Involvement in finance-related extracurriculars can help get applicants in the door. Short said that outside of its application process, Citadel identifies candidates through campus info sessions, stock pitch competitions, and investment conferences. 

For example, Citadel sponsored the 15th Annual ENGAGE Undergraduate Investment Conference and the Texas Stock Pitch competition. Citadel executives have also spoken to campus investment clubs on the following campuses: Wharton, Harvard, the University of Chicago, Princeton, UC Berkeley, The University of Texas at Austin, Duke, Yale, Claremont McKenna, and the University of Virginia.

That's how Bhavya Kethireddipalli, who completed the internship portion of CAP last summer, discovered the  program. Now a senior at UT Austin, Kethireddipalli participated in a women's stock pitch competition in 2021, where she met a Citadel employee. 

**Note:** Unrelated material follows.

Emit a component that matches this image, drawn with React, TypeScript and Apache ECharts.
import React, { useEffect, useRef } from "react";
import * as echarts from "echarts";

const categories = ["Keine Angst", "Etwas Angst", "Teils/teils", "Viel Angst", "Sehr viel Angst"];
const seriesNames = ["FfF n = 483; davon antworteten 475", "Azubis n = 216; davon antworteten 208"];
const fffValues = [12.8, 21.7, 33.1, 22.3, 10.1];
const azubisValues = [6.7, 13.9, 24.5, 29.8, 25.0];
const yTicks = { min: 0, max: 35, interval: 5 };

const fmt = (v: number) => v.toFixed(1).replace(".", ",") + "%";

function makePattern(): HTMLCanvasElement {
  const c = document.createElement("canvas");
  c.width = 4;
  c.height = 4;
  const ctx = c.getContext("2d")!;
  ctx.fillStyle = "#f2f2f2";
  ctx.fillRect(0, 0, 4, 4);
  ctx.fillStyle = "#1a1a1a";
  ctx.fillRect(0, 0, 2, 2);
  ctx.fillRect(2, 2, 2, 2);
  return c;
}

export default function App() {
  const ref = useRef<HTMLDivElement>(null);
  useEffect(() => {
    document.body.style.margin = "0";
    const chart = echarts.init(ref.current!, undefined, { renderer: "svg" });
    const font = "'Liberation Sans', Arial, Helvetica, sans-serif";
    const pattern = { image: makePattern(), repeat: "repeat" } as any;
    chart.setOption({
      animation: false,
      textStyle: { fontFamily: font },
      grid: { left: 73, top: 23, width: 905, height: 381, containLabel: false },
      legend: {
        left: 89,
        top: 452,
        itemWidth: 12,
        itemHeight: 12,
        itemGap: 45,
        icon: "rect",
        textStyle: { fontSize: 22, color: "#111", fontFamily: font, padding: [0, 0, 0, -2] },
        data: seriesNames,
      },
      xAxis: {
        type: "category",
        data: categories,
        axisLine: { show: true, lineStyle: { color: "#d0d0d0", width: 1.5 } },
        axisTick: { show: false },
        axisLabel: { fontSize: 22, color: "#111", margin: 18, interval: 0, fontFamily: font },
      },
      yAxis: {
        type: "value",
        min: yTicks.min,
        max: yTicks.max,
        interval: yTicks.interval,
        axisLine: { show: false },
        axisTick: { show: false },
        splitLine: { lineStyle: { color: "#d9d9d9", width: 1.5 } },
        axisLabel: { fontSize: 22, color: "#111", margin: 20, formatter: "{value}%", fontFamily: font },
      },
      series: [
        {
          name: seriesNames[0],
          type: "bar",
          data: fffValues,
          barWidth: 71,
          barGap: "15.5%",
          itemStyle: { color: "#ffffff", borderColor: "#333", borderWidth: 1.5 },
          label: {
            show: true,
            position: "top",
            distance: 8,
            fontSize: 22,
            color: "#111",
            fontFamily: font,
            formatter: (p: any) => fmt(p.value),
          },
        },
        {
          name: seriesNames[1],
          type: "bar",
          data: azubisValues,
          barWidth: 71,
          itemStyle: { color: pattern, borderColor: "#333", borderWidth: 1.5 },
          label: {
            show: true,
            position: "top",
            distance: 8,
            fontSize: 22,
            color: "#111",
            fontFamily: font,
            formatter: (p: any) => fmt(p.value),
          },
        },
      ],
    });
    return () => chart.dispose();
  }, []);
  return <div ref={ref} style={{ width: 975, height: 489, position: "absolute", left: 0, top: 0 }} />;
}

To prepare for the application process, Short said she recommends reading as much as possible about the investment industry, and reaching out to alumni or other connections within the company or industry. 

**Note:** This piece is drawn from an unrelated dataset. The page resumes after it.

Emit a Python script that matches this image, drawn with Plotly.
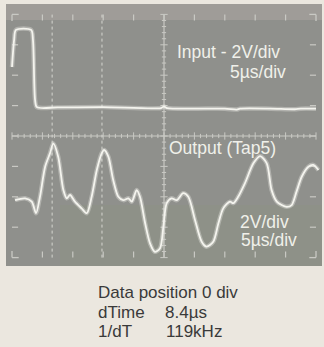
import plotly.graph_objects as go

# Screen coordinates in divisions (10 x 8 graticule, centre = (5, 0))
input_x = [0.0, 0.07, 0.13, 0.63, 0.69, 0.76, 0.82, 1.5, 3.0, 4.9, 5.0, 5.1, 6.0, 7.0, 7.4, 7.5, 8.5, 9.3, 9.5, 10.0]
input_y = [2.27, 3.16, 3.49, 3.49, 3.16, 1.18, 0.95, 0.94, 0.95, 0.92, 0.97, 0.92, 0.90, 0.90, 0.87, 0.90, 0.90, 0.88, 0.90, 0.90]

output_x = [0.10, 0.43, 0.65, 0.79, 0.92, 1.09, 1.25, 1.36, 1.52, 1.69, 1.80, 1.91, 2.07, 2.29, 2.46,
            2.62, 2.79, 2.95, 3.03, 3.17, 3.33, 3.50, 3.66, 3.83, 3.94, 4.10, 4.21, 4.38, 4.54, 4.70,
            4.87, 4.98, 5.09, 5.25, 5.42, 5.63, 5.80, 6.02, 6.24, 6.40, 6.62, 6.79, 6.95, 7.17, 7.28,
            7.44, 7.66, 7.94, 8.16, 8.38, 8.54, 8.71, 8.87, 9.04, 9.20, 9.36, 9.53, 9.75, 9.91, 10.08]
output_y = [-2.11, -2.05, -2.16, -2.54, -2.00, -1.01, -0.57, -0.24, -0.68, -1.78, -2.05, -1.94, -2.16, -2.38, -2.54,
            -2.00, -1.12, -0.57, -0.46, -0.68, -1.45, -2.00, -2.11, -2.05, -2.16, -1.78, -2.00, -2.87, -3.53, -3.81,
            -3.69, -2.98, -2.21, -2.05, -2.11, -1.88, -2.00, -2.76, -3.48, -3.64, -3.48, -2.87, -2.38, -2.16, -2.21,
            -2.00, -1.56, -0.90, -0.66, -0.90, -1.78, -2.16, -2.27, -2.33, -2.27, -1.83, -1.34, -1.01, -0.95, -1.12]

cursor_x = [1.32, 2.96]

screen_labels = ["Input - 2V/div", "5\u00b5s/div", "Output (Tap5)", "2V/div", "5\u00b5s/div"]
readout_labels = ["Data position 0 div", "dTime", "8.4\u00b5s", "1/dT", "119kHz"]

PX = 30.4  # pixels per division
def dx(px):
    return (px - 12) / PX
def dy(py):
    return (136 - py) / PX

fig = go.Figure()

trace_col = "#f4f4ee"
for xs, ys in [(input_x, input_y), (output_x, output_y)]:
    fig.add_trace(go.Scatter(x=xs, y=ys, mode="lines",
                             line=dict(color="rgba(240,240,235,0.35)", width=4.5, shape="spline", smoothing=0.8),
                             hoverinfo="skip", showlegend=False))
    fig.add_trace(go.Scatter(x=xs, y=ys, mode="lines",
                             line=dict(color=trace_col, width=1.8, shape="spline", smoothing=0.8),
                             hoverinfo="skip", showlegend=False))

shapes = []
# screen
shapes.append(dict(type="rect", xref="x", yref="y", x0=dx(6), x1=dx(322), y0=dy(4), y1=dy(266),
                   fillcolor="#8f908c", line=dict(width=0), layer="below"))
shapes.append(dict(type="rect", xref="x", yref="y", x0=dx(6), x1=dx(322), y0=dy(4), y1=dy(20),
                   fillcolor="rgba(190,180,175,0.35)", line=dict(width=0), layer="below"))
shapes.append(dict(type="rect", xref="x", yref="y", x0=dx(60), x1=dx(322), y0=dy(205), y1=dy(266),
                   fillcolor="rgba(140,150,120,0.18)", line=dict(width=0), layer="below"))

gcol = "#c9c9c4"
# centre crosshair
shapes.append(dict(type="line", xref="x", yref="y", x0=0, x1=10, y0=0, y1=0, line=dict(color=gcol, width=1.2), layer="below"))
shapes.append(dict(type="line", xref="x", yref="y", x0=5, x1=5, y0=-4, y1=4, line=dict(color=gcol, width=1.2), layer="below"))
for i in range(51):
    t = i * 0.2
    h = 0.12 if i % 5 == 0 else 0.07
    shapes.append(dict(type="line", xref="x", yref="y", x0=t, x1=t, y0=-h, y1=h, line=dict(color=gcol, width=1), layer="below"))
for i in range(41):
    t = -4 + i * 0.2
    h = 0.12 if i % 5 == 0 else 0.07
    shapes.append(dict(type="line", xref="x", yref="y", x0=5 - h, x1=5 + h, y0=t, y1=t, line=dict(color=gcol, width=1), layer="below"))
# edge ticks
for i in range(1, 10):
    shapes.append(dict(type="line", xref="x", yref="y", x0=i, x1=i, y0=4, y1=3.8, line=dict(color=gcol, width=1.2), layer="below"))
    shapes.append(dict(type="line", xref="x", yref="y", x0=i, x1=i, y0=-4, y1=-3.8, line=dict(color=gcol, width=1.2), layer="below"))
for j in range(1, 8):
    t = -4 + j
    shapes.append(dict(type="line", xref="x", yref="y", x0=0, x1=0.2, y0=t, y1=t, line=dict(color=gcol, width=1.2), layer="below"))
    shapes.append(dict(type="line", xref="x", yref="y", x0=10, x1=9.8, y0=t, y1=t, line=dict(color=gcol, width=1.2), layer="below"))
# corner marks
for cx, cy, sx, sy in [(0, 4, 1, -1), (10, 4, -1, -1), (0, -4, 1, 1), (10, -4, -1, 1)]:
    shapes.append(dict(type="line", xref="x", yref="y", x0=cx, x1=cx + sx * 0.22, y0=cy, y1=cy, line=dict(color=gcol, width=1.3), layer="below"))
    shapes.append(dict(type="line", xref="x", yref="y", x0=cx, x1=cx, y0=cy, y1=cy + sy * 0.22, line=dict(color=gcol, width=1.3), layer="below"))
# cursors
for c in cursor_x:
    shapes.append(dict(type="line", xref="x", yref="y", x0=c, x1=c, y0=-4, y1=4,
                       line=dict(color="#d6d6d0", width=1, dash="dot"), layer="below"))

fnt = "Liberation Sans, Arial, sans-serif"
tcol = "#f0f0ea"
ssz = 17.5
ann = []
def add(px, py, text, anchor, size, color):
    ann.append(dict(x=dx(px), y=dy(py), text=text, xanchor=anchor, yanchor="middle", showarrow=False,
                    borderpad=0, font=dict(family=fnt, size=size, color=color)))

add(281, 52, screen_labels[0], "right", ssz, tcol)
add(287, 72, screen_labels[1], "right", ssz, tcol)
add(277, 148, screen_labels[2], "right", ssz, tcol)
add(290, 222, screen_labels[3], "right", ssz, tcol)
add(298, 240, screen_labels[4], "right", ssz, tcol)

dcol = "#3a3a3a"
rsz = 17
add(97, 292, readout_labels[0], "left", rsz, dcol)
add(97, 312, readout_labels[1], "left", rsz, dcol)
add(164, 312, readout_labels[2], "left", rsz, dcol)
add(97, 331, readout_labels[3], "left", rsz, dcol)
add(165, 331, readout_labels[4], "left", rsz, dcol)

fig.update_layout(
    width=324, height=347,
    margin=dict(l=0, r=0, t=0, b=0),
    paper_bgcolor="#ebe7df", plot_bgcolor="#ebe7df",
    xaxis=dict(range=[dx(0), dx(324)], visible=False, fixedrange=True),
    yaxis=dict(range=[dy(347), dy(0)], visible=False, fixedrange=True),
    shapes=shapes, annotations=ann, showlegend=False,
)

fig.write_html("out.html", config={"displayModeBar": False},
               post_script="document.body.style.margin='0';document.body.style.background='#ebe7df';")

But to really stand out, candidates should work on stock pitches on their own as early as possible, she said. Choose a company that interests you and dig into its strategy, potential earning opportunities, and future worth. It's helpful practice and can make for good talking points during the interview process, because that's what interns do during the internship.

"That is essentially what we're doing day in and day out here. I think anyone can, on their own time, research companies and form a point of view," said Short. "So I think it's hopefully very easy for people to prepare in that respect."

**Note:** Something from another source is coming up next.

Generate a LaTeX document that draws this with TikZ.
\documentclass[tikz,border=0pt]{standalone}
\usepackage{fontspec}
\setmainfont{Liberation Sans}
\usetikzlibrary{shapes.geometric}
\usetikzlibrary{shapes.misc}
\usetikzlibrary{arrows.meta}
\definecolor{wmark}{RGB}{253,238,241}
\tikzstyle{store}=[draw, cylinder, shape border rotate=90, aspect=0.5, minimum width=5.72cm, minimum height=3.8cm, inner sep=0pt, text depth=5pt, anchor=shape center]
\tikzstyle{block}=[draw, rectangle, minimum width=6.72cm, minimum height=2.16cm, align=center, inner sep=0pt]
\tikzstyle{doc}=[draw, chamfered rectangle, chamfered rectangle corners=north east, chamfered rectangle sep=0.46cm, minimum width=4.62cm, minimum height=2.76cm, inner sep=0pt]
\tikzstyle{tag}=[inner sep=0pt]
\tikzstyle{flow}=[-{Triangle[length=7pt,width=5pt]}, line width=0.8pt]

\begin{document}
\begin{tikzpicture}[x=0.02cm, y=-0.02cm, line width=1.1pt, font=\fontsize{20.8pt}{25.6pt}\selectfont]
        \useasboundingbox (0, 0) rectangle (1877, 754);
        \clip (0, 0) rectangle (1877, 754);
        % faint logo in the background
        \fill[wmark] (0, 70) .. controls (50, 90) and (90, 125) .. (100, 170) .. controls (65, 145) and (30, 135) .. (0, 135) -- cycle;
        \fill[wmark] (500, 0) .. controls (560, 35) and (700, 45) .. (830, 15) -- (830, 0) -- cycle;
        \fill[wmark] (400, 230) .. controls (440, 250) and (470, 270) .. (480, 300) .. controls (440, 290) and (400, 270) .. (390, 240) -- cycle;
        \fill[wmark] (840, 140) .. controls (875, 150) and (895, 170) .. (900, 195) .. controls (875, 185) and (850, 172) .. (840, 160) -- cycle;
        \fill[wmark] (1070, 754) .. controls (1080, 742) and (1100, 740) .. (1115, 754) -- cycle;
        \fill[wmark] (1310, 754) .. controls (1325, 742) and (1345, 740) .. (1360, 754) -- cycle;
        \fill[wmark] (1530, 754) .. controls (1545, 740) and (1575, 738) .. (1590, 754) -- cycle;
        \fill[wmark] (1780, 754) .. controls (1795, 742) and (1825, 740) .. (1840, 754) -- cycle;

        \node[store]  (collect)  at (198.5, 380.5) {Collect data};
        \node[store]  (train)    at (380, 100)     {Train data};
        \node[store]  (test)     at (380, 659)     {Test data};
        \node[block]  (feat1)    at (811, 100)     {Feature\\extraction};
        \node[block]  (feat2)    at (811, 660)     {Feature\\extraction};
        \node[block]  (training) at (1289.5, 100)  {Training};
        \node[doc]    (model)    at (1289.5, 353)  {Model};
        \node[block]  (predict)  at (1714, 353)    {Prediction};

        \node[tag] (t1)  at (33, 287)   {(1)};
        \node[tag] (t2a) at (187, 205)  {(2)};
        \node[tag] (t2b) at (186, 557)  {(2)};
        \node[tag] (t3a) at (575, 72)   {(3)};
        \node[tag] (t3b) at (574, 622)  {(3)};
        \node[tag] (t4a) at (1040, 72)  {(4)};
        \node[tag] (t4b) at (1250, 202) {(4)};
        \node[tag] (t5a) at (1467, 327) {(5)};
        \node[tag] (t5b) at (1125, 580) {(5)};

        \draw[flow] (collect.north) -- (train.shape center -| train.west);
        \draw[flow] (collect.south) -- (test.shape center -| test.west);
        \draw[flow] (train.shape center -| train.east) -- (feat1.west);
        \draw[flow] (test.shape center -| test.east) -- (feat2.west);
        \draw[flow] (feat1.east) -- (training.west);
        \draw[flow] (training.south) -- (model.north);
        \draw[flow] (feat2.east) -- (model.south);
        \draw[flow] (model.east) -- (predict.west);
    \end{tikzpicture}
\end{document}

The interview process, she said, is a blend of behavioral and technical questions. Short conducts the final round herself. 

"I want to understand what motivates and drives the students, how they make decisions, how they're interested in seeing their career unfold. I'm curious about their passions and what they've done to demonstrate their interest in equities."

2021 CAP participant Christopher Wang, who is now an associate on the TMT team at Surveyor Capital at Citadel, said he did just that — and opted to skip out on the popular and pricey interview guides many aspiring financiers use to prepare for recruiting. 

He said in college he used tools like the SEC's EDGAR, Seeking Alpha, Value Investors Club and even "Fin Twit," which stands for people who talk about the financial industry on Twitter. From becoming familiar with financial models to trends on certain business stocks, anyone with a self-starting attitude can prepare for recruitment themselves, he emphasized. 

"If you're worried about whether or not you can learn the technical stuff, it's out there for you to learn," said Wang. "I did it from my college dorm, on my laptop in between classes and during class when I was bored."

The benefits of bypassing the sell-side

The normal route to jobs at hedge funds and private equity firms is usually a two-year stint working for an investment bank like Goldman Sachs or JPMorgan after college, also known as the sell-side. Citadel's program lets aspiring investors bypass that stint, known for its grueling hours and sometimes menial work

"Our graduates will hopefully be well on their way to their first promotion before peers in investment banking have even finished their first two year stints," said Short.

Richard Wegener, who has run Citadel's financial services team in global equities in Chicago since 2015, pointed out that the associate program at Citadel is not for everyone. For those who know from a young age — college freshmen and sophomores — that they want to be investors and portfolio managers, it's a straight path at a top fund. But not everyone can or should make that decision at 20 years old.

"This program is really for students who know that they want to be an investor," said Wegener, who himself began his career as an analyst at Credit Suisse before joining Citadel 16 years ago. "There are a lot of people who probably need the focus of investment banking. I probably did myself."

Those programs provide a fundamental foundation on finance knowledge and skills, he said. But CAP students are just as professional and well equipped as recruits from banking jobs — Wegener had two participants work under him last summer.

"Because it's very small and because they receive a lot of one-on-one attention, they can make the leap and be in sort of an equal position as someone who's had a couple of years in a banking program," he said. 

To know if the buy-side is right for you, consider how you work and whether you're comfortable with uncertainty, said Kethireddipalli.

"Something that was emphasized to us over the summer was that you're not going to be right all the time. In fact, you're probably only going to be right a little more than half the time," said Kethireddipalli. "So being okay with that kind of discomfort and being willing to learn from it I think is really important."

Nuttle applied to both investment banking and buy-side internships his sophomore year of college at NYU. But the accelerated nature of the CAP program appealed to him over other opportunities, he said. 

"There are not many roles on the street where you get the sort of hands-on training at such an early age with the opportunity for getting a full-time offer," Nuttle said. "A lot of responsibility was given early and a lot of resources are invested in us, more so than I would even say from my friends that work across different industries."

More and more buy-side firms have spun up their own training programs, including Bain Capital and Point72. Perhaps it's no surprise that a fund like Citadel, whose CEO Ken Griffin is known for a hard-driving but innovative leadership style, would be among the first to create a talent pipeline they could mold themselves. 

"By leapfrogging the investment banking and private equity recruitment process, this gives us the opportunity to really identify and hire a select group of students who are very passionate about pursuing equity careers," said Short. "And so we think this program will absolutely become a vital source of talent and is a key strategic focus of our management team."

For now, the intention isn't to replace their traditional recruiting techniques, Wegener said. "This will be growing, but by no means will it be a replacement for hiring from banks and research firms."